Measurement of EHD friction over a wide range of conditions by many authors has found that friction is controlled by three main types of rheological behaviour, a viscoelastic response at low slide–roll ratios, a shear thinning response at intermediate to high sliding speeds and thus strain rates, and possibly, though the evidence is more limited, a pressure-dependent limiting shear stress at very high sliding speeds and pressures. Shear thinning becomes significant for simple molecular lubricants such as most ester and low MWt hydrocarbon oils above a shear stress of between 5 and 10 MPa. However, for lubricants based on polymer melts, the onset of shear thinning can occur at lower shear stresses.

There is disagreement concerning the most appropriate relationship between shear stress and strain rate to describe shear thinning in EHD contacts. Practitioners of high-stress viscometry advocate the use of the Carreau or Carreau–Yasuda equation coupled with a limiting shear stress (Eq. 19),while many EHD researchers prefer the Eyring equation (Eq. 5). A problem that is not always recognised is that high-stress viscometry measurement is critically limited by the problem of temperature rise of both the lubricant film and the bounding solid surfaces due to shear heating. This means that high-stress viscometry is incapable of reaching the combinations of high strain rate and high stress relevant to most EHD friction studies. It also makes it crucial when interpreting EHD friction data to account for the oil film temperature rise.

This paper has examined the relative merits of the Eyring and Carreau–Yasuda model as applied to EHD friction, in particular considering some of the arguments used against the Eyring model by advocates of Carreau–Yasuda. Most of these arguments appear spurious. It has been noted that both the Eyring and Carreau equations can be arranged to give very similar predictions and fit high-stress viscometer data equally well up to maximum shear stresses attainable in high-stress viscometry. However, at stresses more representative of those present in EHD contacts, the predictions of Eyring and Carreau–Yasuda equation diverge quite markedly.

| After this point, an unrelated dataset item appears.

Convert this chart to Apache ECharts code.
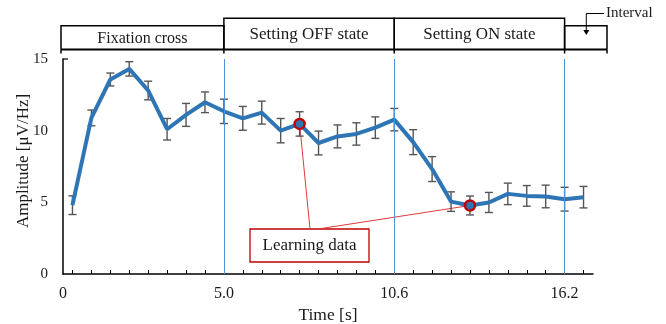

A complication that has confused the choice of shear thinning model is that both models require knowledge of the pressure–viscosity behaviour of the lubricant of interest up to the high pressures present within EHD contacts. Such data is rarely available for commercial lubricants. This perhaps explains why there appear to have been surprisingly few systematic attempts, with one notable exception [104], to test the fits of Eyring, Carreau–Yasuda or, indeed, other rheological models, to experimental EHD friction data using fluids of known pressure–viscosity behaviour.

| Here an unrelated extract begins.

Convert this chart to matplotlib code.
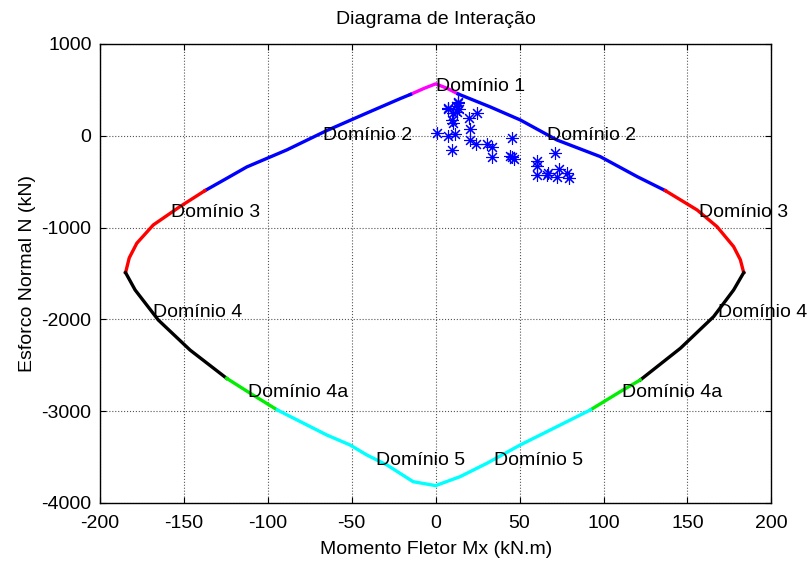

To address this issue, recent work by the authors is described, which tests the ability of the Carreau–Yasuda and Eyring equations to fit EHD friction data for a well-defined ester, di-ethylhexyl-phthalate, of known pressure–viscosity properties. This finds that both equations can predict EHD friction data well at high temperatures and thus low shear stresses, but the Carreau–Yasuda equation is slightly less able to predict friction accurately at high stresses, even when a quite low limiting shear stress is assumed. The Eyring shear thinning equation provides close fit to experimental, isothermal friction data over the whole range of shear stresses reached.